200 Great Records Of The 1920s, #79.

Ted Lewis
79. Ted Lewis & His Orchestra, “Is Everybody Happy Now?”
(Maurice Rubens/Jack Osterman/Ted Lewis)
Columbia 1207D, 1927 · mp3
Ah, vaudeville. I’d argue that any real affection for the music of the 1920s is impossible without an understanding of and affection for vaudeville. Which is hard to do, of course: vaudeville is dead, has been dead for nearly eighty years, killed off by the Depression and talkies. Names that are unfamiliar today — Julian Eltinge, Blossom Seeley, Joe Frisco — were major attractions both in the sticks and on the high-class Keith-Albee circuit, names in lights, everything. We’ll be talking more about vaudeville as we head on down the list, but perhaps the best-known representation of its show-biz desperation are the Warner Brothers shorts where Daffy and Bugs try to one-up each other with increasingly impossible acts. (Daffy, having killed himself on stage to riotous applause: “Yeah, but I can only do it once” is an old vaudeville joke in itself.) Ted Lewis came up through vaudeville as a bizarre, riotous clarinet player with a line of snappy patter that included his catchphrase (everyone who was anyone on the road had a catchphrase), “Is everybody happy?” (The large-scale idolization of happiness in general during the decade is another essay in itself; but the irresponsibility of its pursuit is what made the twenties roar.) It turned out that what he was playing was jazz, or analogous to jazz anyway — nobody really looked that closely in those days — and in the 1920s he became the second-biggest white jazz act, and was plenty hotter than the biggest, Paul Whiteman, too.
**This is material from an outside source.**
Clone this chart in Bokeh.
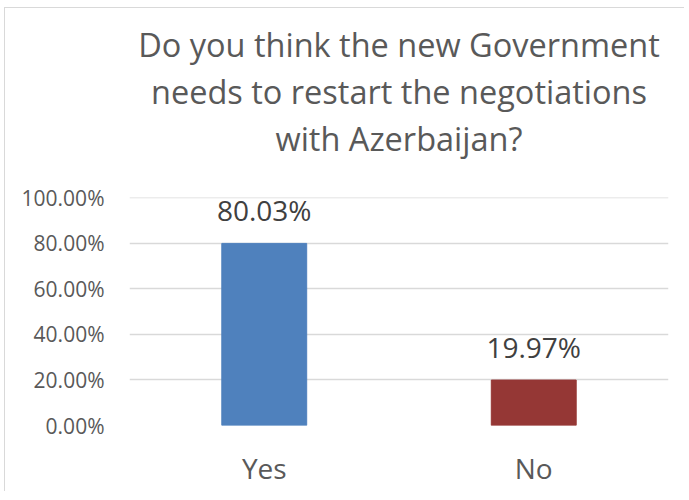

His light, improvisational tenor and undisciplined, birdlike clarinet remain his most attractive features, and though he was as nothing compared to real black jazz, his band made decent pop which was pushed over the edge into great pop by the force of his top-hatted, loose-limbed personality.

100 Great Records Of The 1920s, #80.

Polk Miller’s Old South Quartette
80. Polk Miller’s Old South Quartette, “Oysters And Wine At 2 A.M.”
Broadway 5031, 1928 · mp3
Minstrelsy was the first American entertainment form. This ain’t exactly arguable, much as we’d like to believe otherwise. Everything else was imported; minstrelsy, in all its ugliness, imbecility, and hatefulness, is ours. Bred en bawn in de briar patch, Brer Fox, bred en bawn in de briar patch. We’re a nation that on some level is still pretending to be either Jim Crow or Zip Coon, dumb hick or flashy outlaw, red state or blue state, country or rap. Yassuh. Which isn’t to say that the whole idea isn’t intolerable: of course it is. But on those squalid, incestuous stages were born ragtime, jazz, country, vaudeville, tap dance, and the movies. (What is the Little Tramp but Chaplin’s version of blacking up, of putting on another person in order to entertain — i.e. to be more completely a performer?) One of the less-noted minstrel outfits was Polk Miller’s; a white veteran of the War of Northern Aggression, he put together a black singing quartet to perform music of the antebellum idylls. Which in its own twisted way was still kind of pioneering: they didn’t black up, and they were almost certainly the first interracial act to record. They first cut this song, an adaptation of something known as “The Laughing Song,” in 1909, and Miller died in 1913. But his Old South Quartette continued to perform and record, and even here, as the very last gasps of minstrelsy were scraping themselves onto a handful of records and guttering out, is a sound eerily unlike everything around it, a dim echo of the forced jollity of the corkburnt stage, where a black vocalist in order to escape sounding like a caricature ends up sounding oddly German, a celebration of going out with the guys and hitting little dives where they serve oysters and wine after midnight. (Don’t tell the wife.) Harmonies that predated and influenced barbershop, a waltz tempo played as though it were still a daring and risqué dance, lyrics that were cobbled together from anywhere to fit a bog-standard tune, anticipating the blues to come, and an atmosphere that recalls the roistering wifelessness of early Hearst comic strips. No, it ain’t pretty, but ain’t that America.